Horror media has always been really special to me. Finding media that have the ability to make me uncomfortable while keeping me engaged with their media is something I can’t help but love. Not every subgenre of horror makes me feel this way, but the genres that do are ones that can almost always make me acknowledge them. One of these many subgenres is existential horror. 

Existential horror is a subgenre of horror that uses my own ability to have ideas against me, and that is something I find absolutely terrifying. Weaponizing my own mind into self torture due to my understanding of existence isn’t something that is easy to pull off, but when done correctly it can torment me for days on end. As a conscious being, I am constantly acknowledging myself and what I produce into the world, be it physical or non physical products, but rarely do I question my own existence. These questions often lead me into a spiral of trying to understand why I exist, if my existence matters, and if the freedom I have is actually my own. There may not be a right or wrong answer to these existential questions, but the discussion they create is one I find fascinating and horrifying

If I had to recommend an example of great existential horror done in media I would recommend a third person adventure-horror game named after its main character, Indika. This is a game I offhandedly came across that I am convinced the universe wanted me to play. The driving force of this game is the discussion of self existence, and its brought about with a religious lens. During this game I got to play as Indika, a nun that didn’t make the decision to be one, as she adventures with a criminal in need of help. As we adventured many conversations occurred covering topics bathed in existentialism. There may be no actual jump scares, tension building, or scary monsters in this game, but the questions posed were much scarier than any of those things could ever be. 

My experience with Indika was anything but perfect. Within the first 20 minutes I knew the gameplay, story tunneling, and puzzles were not for me. This would prove to be correct throughout the rest of my time with the game, but so was another thing I discovered during the intro of this experience. The main question of the game can be found in the first 20 minutes as well, that question being “what’s the point in doing this?”.

At the start of this game Indika is demanded to fill a barrel with water by a nun in a higher position than she, but after filling that barrel the nun throws it all to waste. I immediately found myself wondering if this game would be a waste of my time or not. Only then did I remind myself that everything I’d do in this game is most likely a part of a larger picture(another thought process that led me to my interpretation of the themes). From then on I found that every situation, character conversation, and narration was drenched with the existential conversation Indika is trying to have with its players. 

When having these existential conversations I feel like I’m always a bit more enlightened about myself and my worldview than when I entered the conversation(this comes after the fear of acknowledging existence, freedom, consciousness, etc), and I think that’s what Indika understands so well. The story feels like a coming of age story even with our main character being a grown woman. This feeling is then promoted through childhood flashback levels that seem to mirror Indika's current journey. As we get her coming to a new enlightenment, we reflect on her coming of age story, and we come to understand that she isn’t as grown into being herself as she thought she was. 

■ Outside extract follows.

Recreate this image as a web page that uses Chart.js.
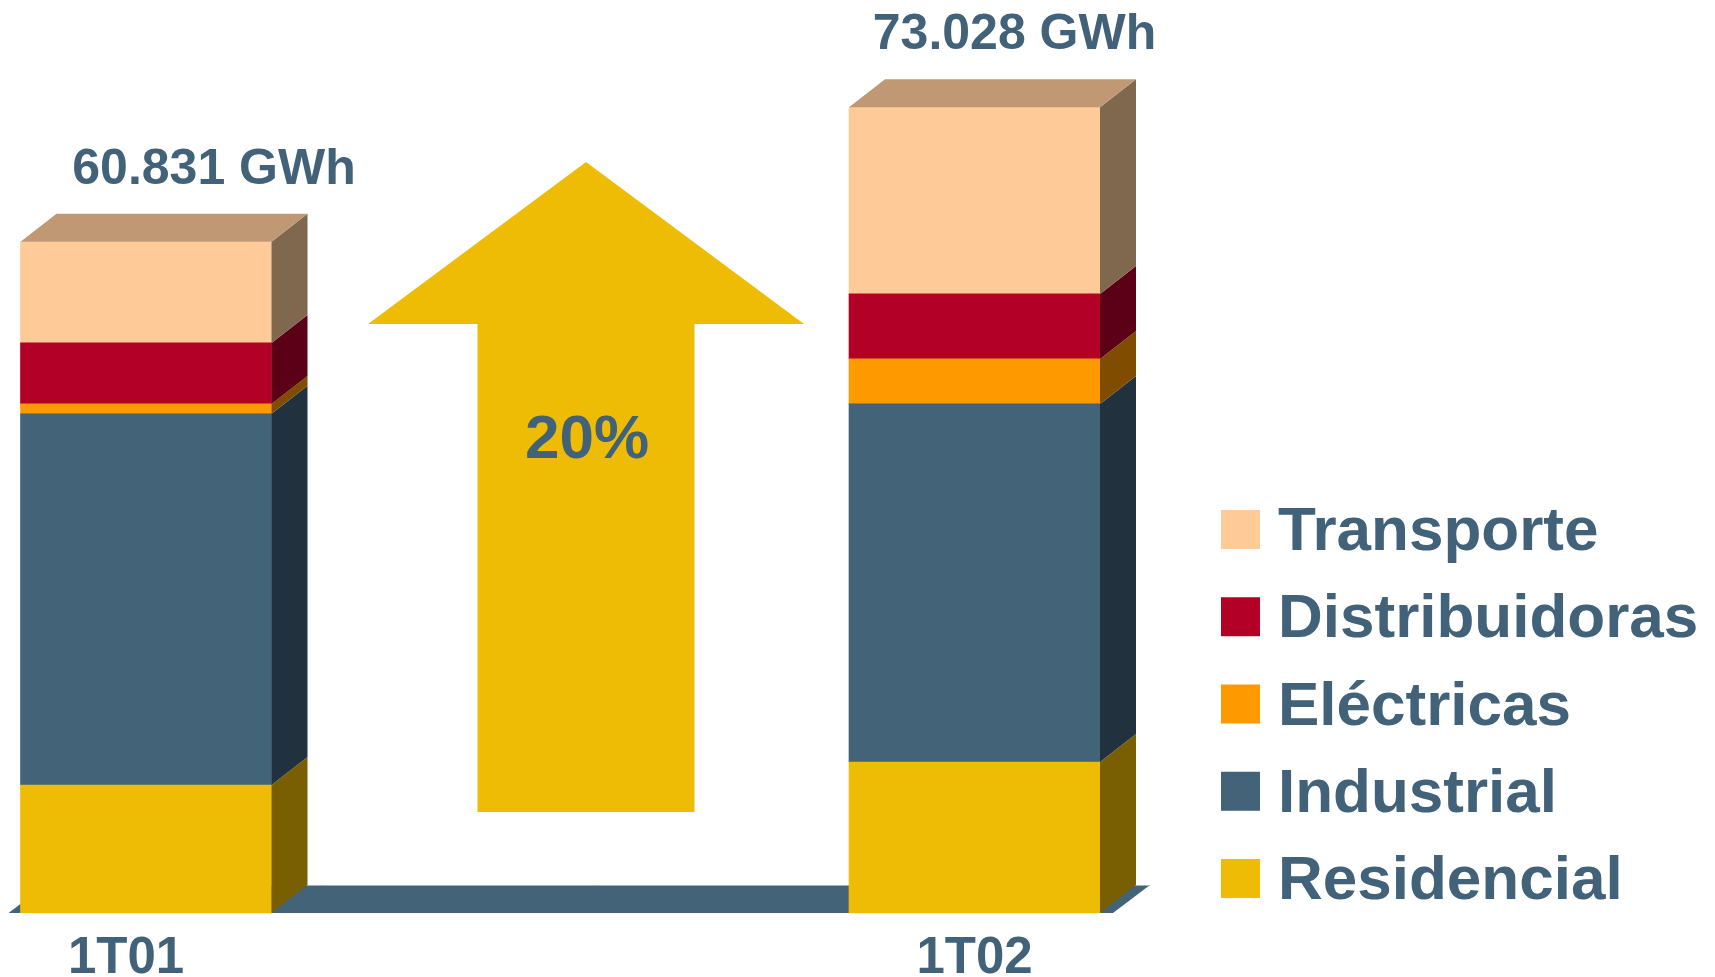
<!DOCTYPE html>
<html lang="es">
<head>
<meta charset="utf-8">
<title>Demanda por sectores 1T01 - 1T02</title>
<script src="https://cdn.jsdelivr.net/npm/chart.js@4/dist/chart.umd.min.js"></script>
<style>
  html, body { margin: 0; padding: 0; background: #fff; }
  #wrap { width: 1715px; height: 977px; }
</style>
</head>
<body>
<div id="wrap"><canvas id="grafico" width="1715" height="977"></canvas></div>
<script>
// ==============================
// Datos (GWh)
// ==============================
const periodos = ['1T01', '1T02'];
const residencial = [11600, 13690];
const industrial = [33640, 32450];
const electricas = [900, 4080];
const distribuidoras = [5530, 5890];
const transporte = [9161, 16918];

// colores: cara frontal y cara lateral (sombra)
const colFrente = { residencial: '#EEBC04', industrial: '#426378', electricas: '#FE9900', distribuidoras: '#B30027', transporte: '#FECB98' };
const colLado = { residencial: '#7A5F02', industrial: '#21323E', electricas: '#804D00', distribuidoras: '#5C0018', transporte: '#80684E' };
const colTecho = '#C09873';
const azul = '#426279';

const fmtMiles = (n) => String(Math.round(n)).replace(/\B(?=(\d{3})+(?!\d))/g, '.');

const series = [
  { key: 'residencial', label: 'Residencial', data: residencial },
  { key: 'industrial', label: 'Industrial', data: industrial },
  { key: 'electricas', label: 'Eléctricas', data: electricas },
  { key: 'distribuidoras', label: 'Distribuidoras', data: distribuidoras },
  { key: 'transporte', label: 'Transporte', data: transporte }
];

const totales = periodos.map((_, i) => series.reduce((s, d) => s + d.data[i], 0));

// ==============================
// Plugin: efecto 3D, flecha, textos y leyenda
// ==============================
const DX = 36, DY = 28;

const deco3D = {
  id: 'deco3D',
  beforeDatasetsDraw(chart) {
    const ctx = chart.ctx;
    const m0 = chart.getDatasetMeta(0).data;
    const left = m0[0].x - m0[0].width / 2 - 12;
    const right = m0[m0.length - 1].x + m0[m0.length - 1].width / 2 + 13;
    const base = m0[0].base;
    ctx.save();
    ctx.fillStyle = '#426378';
    ctx.beginPath();
    ctx.moveTo(left, base);
    ctx.lineTo(left + DX + 1, base - DY);
    ctx.lineTo(right + DX + 1, base - DY);
    ctx.lineTo(right, base);
    ctx.closePath();
    ctx.fill();
    ctx.strokeStyle = '#9fb0bd';
    ctx.lineWidth = 1;
    ctx.beginPath();
    ctx.moveTo(left + DX + 1, base - DY + 0.5);
    ctx.lineTo(right + DX + 1, base - DY + 0.5);
    ctx.stroke();

    // flecha de crecimiento
    const a = chart.options.plugins.deco3D.flecha;
    ctx.fillStyle = '#EEBC04';
    ctx.beginPath();
    ctx.moveTo(a.cx, a.punta);
    ctx.lineTo(a.cx + a.cabeza, a.baseCabeza);
    ctx.lineTo(a.cx + a.tallo, a.baseCabeza);
    ctx.lineTo(a.cx + a.tallo, a.fondo);
    ctx.lineTo(a.cx - a.tallo, a.fondo);
    ctx.lineTo(a.cx - a.tallo, a.baseCabeza);
    ctx.lineTo(a.cx - a.cabeza, a.baseCabeza);
    ctx.closePath();
    ctx.fill();
    const crec = Math.round((totales[1] / totales[0] - 1) * 100);
    ctx.fillStyle = azul;
    ctx.font = 'bold 62px "Liberation Sans", Arial, sans-serif';
    ctx.textAlign = 'center';
    ctx.textBaseline = 'alphabetic';
    ctx.fillText(`${crec}%`, a.cx + 1, a.textoY);
    ctx.restore();
  },
  afterDatasetsDraw(chart) {
    const ctx = chart.ctx;
    const n = chart.data.datasets.length;
    ctx.save();
    for (let d = 0; d < n; d++) {
      const meta = chart.getDatasetMeta(d);
      const key = chart.data.datasets[d].key;
      meta.data.forEach((bar) => {
        const r = bar.x + bar.width / 2;
        const top = Math.min(bar.y, bar.base), bot = Math.max(bar.y, bar.base);
        ctx.fillStyle = colLado[key];
        ctx.beginPath();
        ctx.moveTo(r, bot);
        ctx.lineTo(r, top);
        ctx.lineTo(r + DX, top - DY);
        ctx.lineTo(r + DX, bot - DY);
        ctx.closePath();
        ctx.fill();
        if (d === n - 1) {
          const l = bar.x - bar.width / 2;
          ctx.fillStyle = colTecho;
          ctx.beginPath();
          ctx.moveTo(l, top);
          ctx.lineTo(l + DX, top - DY);
          ctx.lineTo(r + DX, top - DY);
          ctx.lineTo(r, top);
          ctx.closePath();
          ctx.fill();
        }
      });
    }

    const opts = chart.options.plugins.deco3D;
    const xs = chart.scales.x;
    const metaTop = chart.getDatasetMeta(n - 1).data;
    ctx.fillStyle = azul;
    ctx.textAlign = 'center';
    ctx.textBaseline = 'alphabetic';

    // totales encima de cada barra
    ctx.font = 'bold 50px "Liberation Sans", Arial, sans-serif';
    metaTop.forEach((bar, i) => {
      ctx.fillText(`${fmtMiles(totales[i])} GWh`, bar.x + opts.totalDx[i], bar.y - 58);
    });

    // etiquetas de periodo
    ctx.font = 'bold 51px "Liberation Sans", Arial, sans-serif';
    periodos.forEach((p, i) => {
      ctx.fillText(p, xs.getPixelForValue(i) + opts.etiquetaDx[i], opts.etiquetaY);
    });

    // leyenda (orden inverso a la pila)
    const lg = opts.leyenda;
    ctx.textAlign = 'left';
    ctx.font = 'bold 62px "Liberation Sans", Arial, sans-serif';
    for (let k = 0; k < n; k++) {
      const ds = chart.data.datasets[n - 1 - k];
      const y = lg.y + k * lg.paso;
      ctx.fillStyle = ds.backgroundColor;
      ctx.fillRect(lg.x, y, 39, 39);
      ctx.fillStyle = azul;
      ctx.fillText(ds.label, lg.x + 57, y + 40);
    }
    ctx.restore();
  }
};

// ==============================
// Gráfico
// ==============================
const ctx = document.getElementById('grafico').getContext('2d');
new Chart(ctx, {
  type: 'bar',
  data: {
    labels: periodos,
    datasets: series.map(s => ({
      key: s.key,
      label: s.label,
      data: s.data,
      backgroundColor: colFrente[s.key],
      borderWidth: 0,
      barThickness: 251,
      clip: false
    }))
  },
  options: {
    responsive: false,
    animation: false,
    devicePixelRatio: 1,
    layout: { padding: { left: 146, right: 740.5, top: 0, bottom: 64 } },
    scales: {
      x: { stacked: true, offset: false, display: false, grid: { display: false } },
      y: { stacked: true, min: 0, max: 82750, display: false, grid: { display: false } }
    },
    plugins: {
      legend: { display: false },
      tooltip: { enabled: false },
      deco3D: {
        totalDx: [68, 40],
        etiquetaDx: [-20, 0],
        etiquetaY: 973,
        flecha: { cx: 586, punta: 162, baseCabeza: 324, cabeza: 218, tallo: 108.5, fondo: 812, textoY: 458 },
        leyenda: { x: 1221, y: 510, paso: 87.25 }
      }
    }
  },
  plugins: [deco3D]
});
</script>
</body>
</html>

The character writing for Indika feels like one of the most interesting self insert characters I’ve come across. At times, I found Indika to be a character surrogate for myself and the creators as well. Whether or not that experience is unique to me, I feel that Indika is a character that almost anyone can relate to. Her struggle with understanding herself, her connection to her faith, controlling her desires, and not feeling satisfied with the life she’s come to are all things I think people can relate to. This resulted in not only Indika coming to be a new person, but I as well. 

Earlier I mentioned that existential horror subgenre is one I hold dear to me, but I only discussed the darkness and harrowing aspects of it that I find interesting about the subgenre. The best part about existential horror is the appreciation and hope for existence it leaves behind once it’s over. Feeling the negative emotions of life gives us the means to love the positive. Having hard discussions often leads to better outcomes. Experiencing fear of our existence gives me love for my own. 

By no means do I consider Indika a perfect game. The pacing is wonky, the gameplay itself isn’t very engaging, and the atmosphere just isn’t as cool as expected, but the game has a lot of heart in it. During my experience of Indika I found one thing I could know for certain. These creators understand what it means to experience existential horror to the point that they could provide an interesting conversation with it. Indika was a great short gaming experience that I would recommend to horror and non horror fans alike.